The secret seemed to lie in the motivations of the President. Delman had taken Morgan’s body for a reason. Two generations of the Schaelles family – three if you counted Teanna – had colluded to make it happen. What was Delman’s motivation? What was he trying to put right?
There was a sound on his console. The files he’d requested from The Pact had arrived. He entered his private encryption codes and ran the DNA confirmation. He’d been after this information for years. Delman had always denied it. Damn him! He opened up Teanna’s files, making straight for the recently dated images of pages from The Pact.
Hunter saw immediately they were the pages that had been torn from his own manual. Delman had ripped them out and kept them concealed. He rapidly scanned the words to get a sense of what was going on.
Catharsis had begun. That’s why Delman was running. Teanna had to be part of some kind of a deal, she was crucial to it all. The City was going to be destroyed. Damien Hunter had thought he’d saved his family in the Umbilica, but they were all going to die anyway. Delman was abandoning them to their fate and seeking refuge in The TriPlex. Catharsis could happen at any time. When it began, the population of The City would be destroyed and the walls and tower blocks would collapse in on themselves. There would be nothing left of their world. The Pact had promised the preservation of humanity in a post-plague world. This would result in total destruction.

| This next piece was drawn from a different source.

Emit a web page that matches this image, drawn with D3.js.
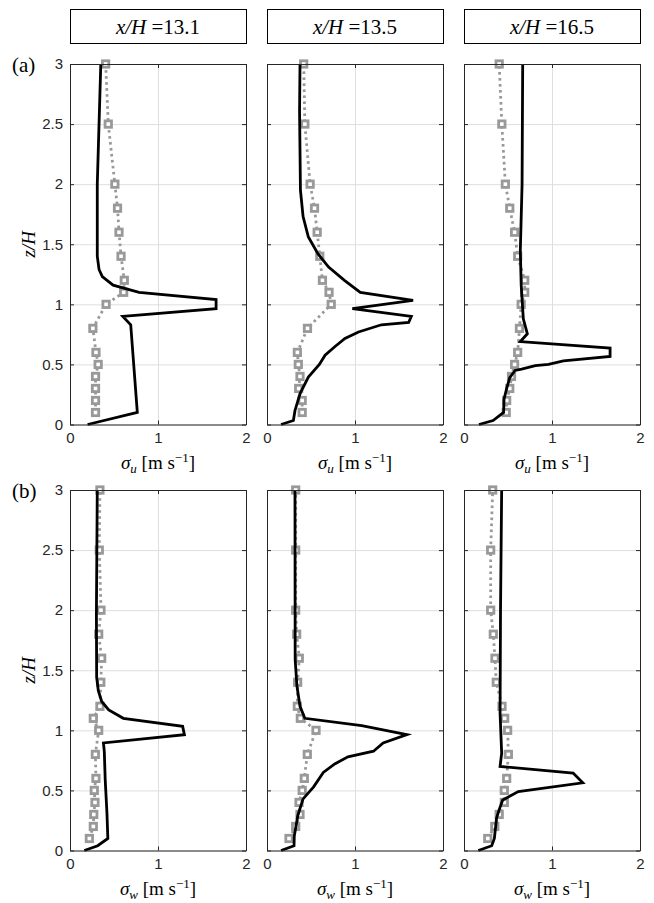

It would be preceded by The Cleanse. This was the removal of all organic matter from The Grid. In other words, all humans would be cleared from the area. The only way out of The City was through the centre of The Grid, it had always been set up that way. One way out, controlled by – who knew? The Pact did not reveal that information. The exit would be closed. If Catharsis had begun and the President was making his escape, there would be no way for Hunter to flee when The Cleanse began. He had to get to Delman before he got out. He had to enter The Grid for the sake of his family. Delman would have to release his wife and children and let him take them safely through The Core to whatever protection there was beyond The City.